By Lee Posey
NCSL has been working to stop federal regulations that would impose new requirements on teacher preparation programs by defining the indicators state would use to assess their performance.
The regulations would also define “high quality” for the purpose of determining a program’s eligibility to award federal TEACH grants. NCSL recently scored an important win on the issue.
Here’s the history of NCSL’s advocacy on these regulations.
In 2014, U.S. Department of Education drafted a proposed rule that NCSL commented on when it was released, and when it was later reopened for additional comments on implications for programs delivered remotely. In both instances, NCSL stated that rules went well beyond the statutory requirements of the Higher Education Act.
NCSL called on the department to withdraw the proposed rule and continue to work with the profession and Congress to improve teacher preparation. When the Final Rule was released in October 2016, NCSL was part of a broad coalition—including the National Governors Association and the American Association of Colleges of Teacher Education—that issued a statement reiterating concerns about “a federally mandated framework that requires student learning outcome measures and links such performance to Title IV federal student aid eligibility.”
Because the regulations went into effect November 2016, they couldn’t be delayed by executive order. Under the Congressional Review Act, however, Congress may pass a resolution of disapproval to nullify the rule and prevent a federal agency from reissuing the same regulation in the future, or promulgating one that is very similar unless the new regulation is “specifically authorized by a law enacted after the date of the original rule.
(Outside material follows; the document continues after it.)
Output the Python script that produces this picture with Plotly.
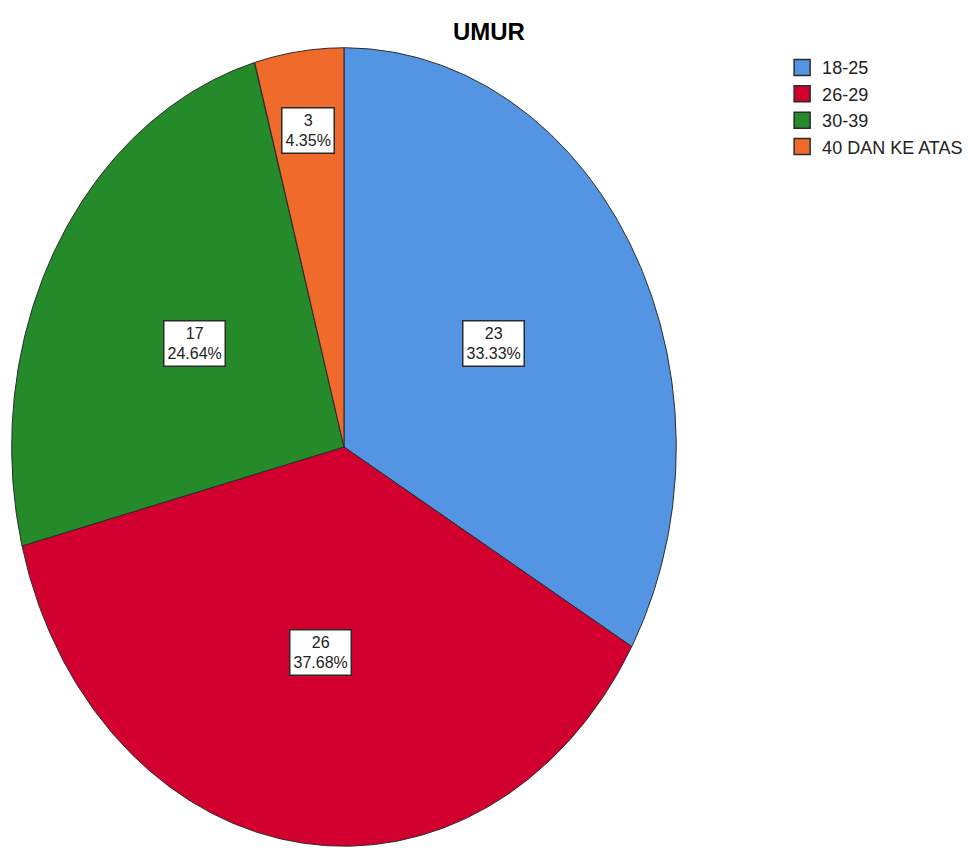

Just such a resolution, H.J. Res. 58, was introduced by Higher Education and Workforce Development Subcommittee Chairman Brett Guthrie (R-Ky.) in the new Congress. NCSL sent a letter of support for this action, which you can read here. On Tuesday, Feb. 7, H.J. Res. 58 passed the House by a vote of 240-181.
Now the Senate will have to act. The timing of expected Senate action is up in the air, as the Senate is currently in executive session considering Cabinet nominees, but NCSL will continue its efforts to block these misguided federal regulations.
Lee Posey is federal affairs counsel with NCSL's Education Committee.